__WRITTEN REQUEST__
Starting at the first line of the listing below, repeat each line up to and including the one containing "(hcrit) at (75,-35)". Leave out pictures.

__STORED DATA__
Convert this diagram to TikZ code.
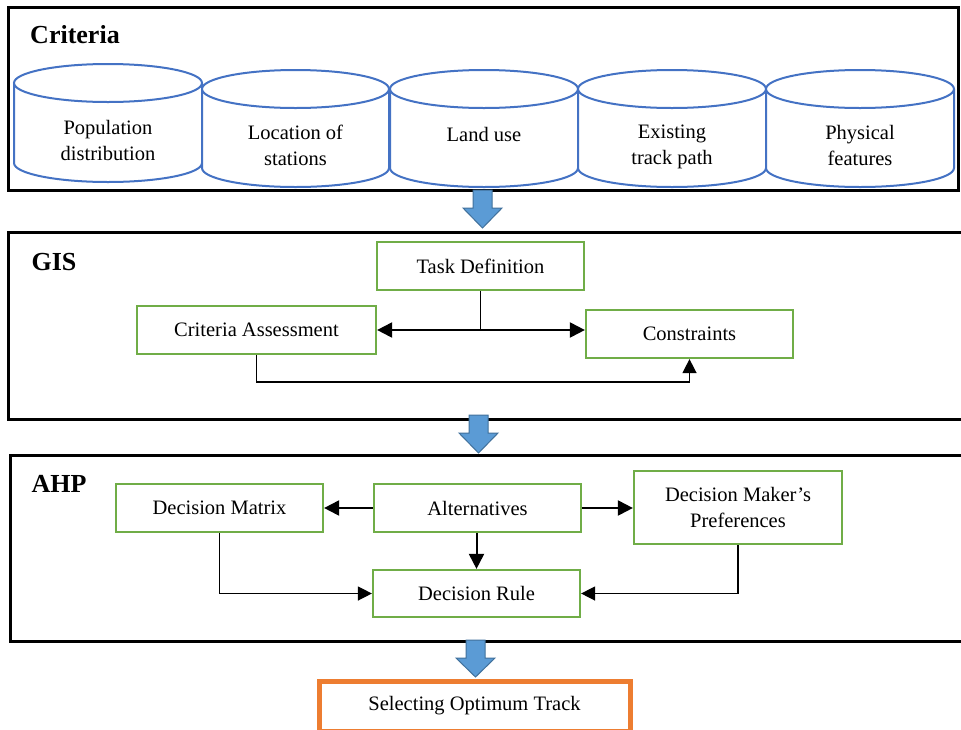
\documentclass[tikz,border=0pt]{standalone}
\usepackage{fontspec}
\setmainfont{Liberation Serif}
\usetikzlibrary{arrows.meta}
\definecolor{cylblue}{RGB}{68,114,196}
\definecolor{boxgreen}{RGB}{112,173,71}
\definecolor{arrfill}{RGB}{91,155,213}
\definecolor{arrdraw}{RGB}{65,113,156}
\definecolor{orng}{RGB}{237,125,49}
\tikzset{
  frame/.style={draw=black,line width=3pt},
  cyl/.style={draw=cylblue,line width=2pt,fill=white},
  cyltext/.style={align=center,font=\fontsize{20.5}{26}\selectfont},
  gbox/.style={draw=boxgreen,line width=2.2pt,fill=white,align=center,
    font=\fontsize{20.5}{26}\selectfont,minimum width=207pt,minimum height=48pt,inner sep=0pt},
  head/.style={font=\fontsize{26}{30}\selectfont\bfseries},
  arr/.style={draw=black,line width=2pt,-{Triangle[length=15pt,width=15pt]}},
  tarr/.style={draw=black,line width=1.4pt,-{Triangle[length=14pt,width=14pt]}},
  blockarr/.style={fill=arrfill,draw=arrdraw,line width=1pt,line join=miter}
}
\begin{document}
\begin{tikzpicture}[x=1pt,y=1pt]
\useasboundingbox (0,0) rectangle (961,-729);
\clip (0,0) rectangle (961,-729);
\fill[white] (0,0) rectangle (961,-729);

% ---------- Criteria frame ----------
\draw[frame] (8,-7) rectangle (958.5,-190);
\node[head] (hcrit) at (75,-35) {Criteria};

% cylinders: left, right, top-ellipse centre y, bottom-ellipse centre y
\foreach \L/\R/\yc/\yb/\nm in {14/202/83/163/c1, 202/389/89/168/c2, 390/578/89/168/c3, 578/766/89/168/c4, 766/954/89/168/c5}{
  \pgfmathsetmacro{\cx}{(\L+\R)/2}
  \pgfmathsetmacro{\ax}{(\R-\L)/2}
  \draw[cyl] (\L,-\yc) -- (\L,-\yb) arc[start angle=180,end angle=360,x radius=\ax,y radius=19] -- (\R,-\yc);
  \draw[cyl] (\cx,-\yc) ellipse[x radius=\ax,y radius=19];
}
\node[cyltext] (t1) at (108,-140) {Population\\distribution};
\node[cyltext] (t2) at (295.5,-145.5) {Location of\\stations};
\node[cyltext] (t3) at (484,-134) {Land use};
\node[cyltext] (t4) at (672,-146.5) {Existing\\track path};
\node[cyltext] (t5) at (860,-145.5) {Physical\\features};

% ---------- GIS frame ----------
\draw[frame] (8,-232) rectangle (990,-419);
\node[head] (hgis) at (54,-262) {GIS};
\node[gbox] (TD) at (480.5,-266) {Task Definition};
\node[gbox,minimum width=239pt] (CA) at (256.5,-330) {Criteria Assessment};
\node[gbox] (CO) at (689.5,-334) {Constraints};
\coordinate (j) at (TD.south |- 0,-330);
\draw[line width=1.4pt] (TD.south) -- (j);
\draw[arr] (j) -- (CA.east);
\draw[arr] (j) -- (CO.west |- j);
\draw[tarr] (CA.south) -- ++(0,-27) -| (CO.south);

% ---------- AHP frame ----------
\draw[frame] (10,-455) rectangle (990,-641);
\node[head] (hahp) at (59,-484) {AHP};
\node[gbox] (DM) at (219.5,-508) {Decision Matrix};
\node[gbox] (AL) at (477.5,-508) {Alternatives};
\node[gbox,minimum width=208pt,minimum height=73pt] (DMP) at (738,-507.5) {Decision Maker’s\\Preferences};
\node[gbox,minimum height=47pt] (DR) at (476.5,-593.5) {Decision Rule};
\draw[arr] (AL.west) -- (DM.east);
\draw[arr] (AL.east) -- (DMP.west |- AL.east);
\draw[arr] (AL.south -| DR.north) -- (DR.north);
\draw[tarr] (DM.south) |- (DR.west);
\draw[tarr] (DMP.south) |- (DR.east);

% ---------- Result ----------
\node[draw=orng,line width=5pt,fill=white,minimum width=311pt,minimum height=50pt,inner sep=0pt,
  font=\fontsize{20.5}{26}\selectfont] (SOT) at (474.5,-706) {Selecting Optimum Track};

% ---------- block arrows ----------
\foreach \cx/\ya/\yn/\yt in {482.5/190/208/228, 478.5/415/433/453, 475.5/640/658/677}{
  \draw[blockarr] (\cx-9.5,-\ya) -- (\cx+9.5,-\ya) -- (\cx+9.5,-\yn) -- (\cx+19.5,-\yn)
     -- (\cx,-\yt) -- (\cx-19.5,-\yn) -- (\cx-9.5,-\yn) -- cycle;
}
\end{tikzpicture}
\end{document}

__ANSWER TO THE PROBLEM__
Convert this diagram to TikZ code.
\documentclass[tikz,border=0pt]{standalone}
\usepackage{fontspec}
\setmainfont{Liberation Serif}
\usetikzlibrary{arrows.meta}
\definecolor{cylblue}{RGB}{68,114,196}
\definecolor{boxgreen}{RGB}{112,173,71}
\definecolor{arrfill}{RGB}{91,155,213}
\definecolor{arrdraw}{RGB}{65,113,156}
\definecolor{orng}{RGB}{237,125,49}
\tikzset{
  frame/.style={draw=black,line width=3pt},
  cyl/.style={draw=cylblue,line width=2pt,fill=white},
  cyltext/.style={align=center,font=\fontsize{20.5}{26}\selectfont},
  gbox/.style={draw=boxgreen,line width=2.2pt,fill=white,align=center,
    font=\fontsize{20.5}{26}\selectfont,minimum width=207pt,minimum height=48pt,inner sep=0pt},
  head/.style={font=\fontsize{26}{30}\selectfont\bfseries},
  arr/.style={draw=black,line width=2pt,-{Triangle[length=15pt,width=15pt]}},
  tarr/.style={draw=black,line width=1.4pt,-{Triangle[length=14pt,width=14pt]}},
  blockarr/.style={fill=arrfill,draw=arrdraw,line width=1pt,line join=miter}
}
\begin{document}
\begin{tikzpicture}[x=1pt,y=1pt]
\useasboundingbox (0,0) rectangle (961,-729);
\clip (0,0) rectangle (961,-729);
\fill[white] (0,0) rectangle (961,-729);

% ---------- Criteria frame ----------
\draw[frame] (8,-7) rectangle (958.5,-190);
\node[head] (hcrit) at (75,-35) {Criteria};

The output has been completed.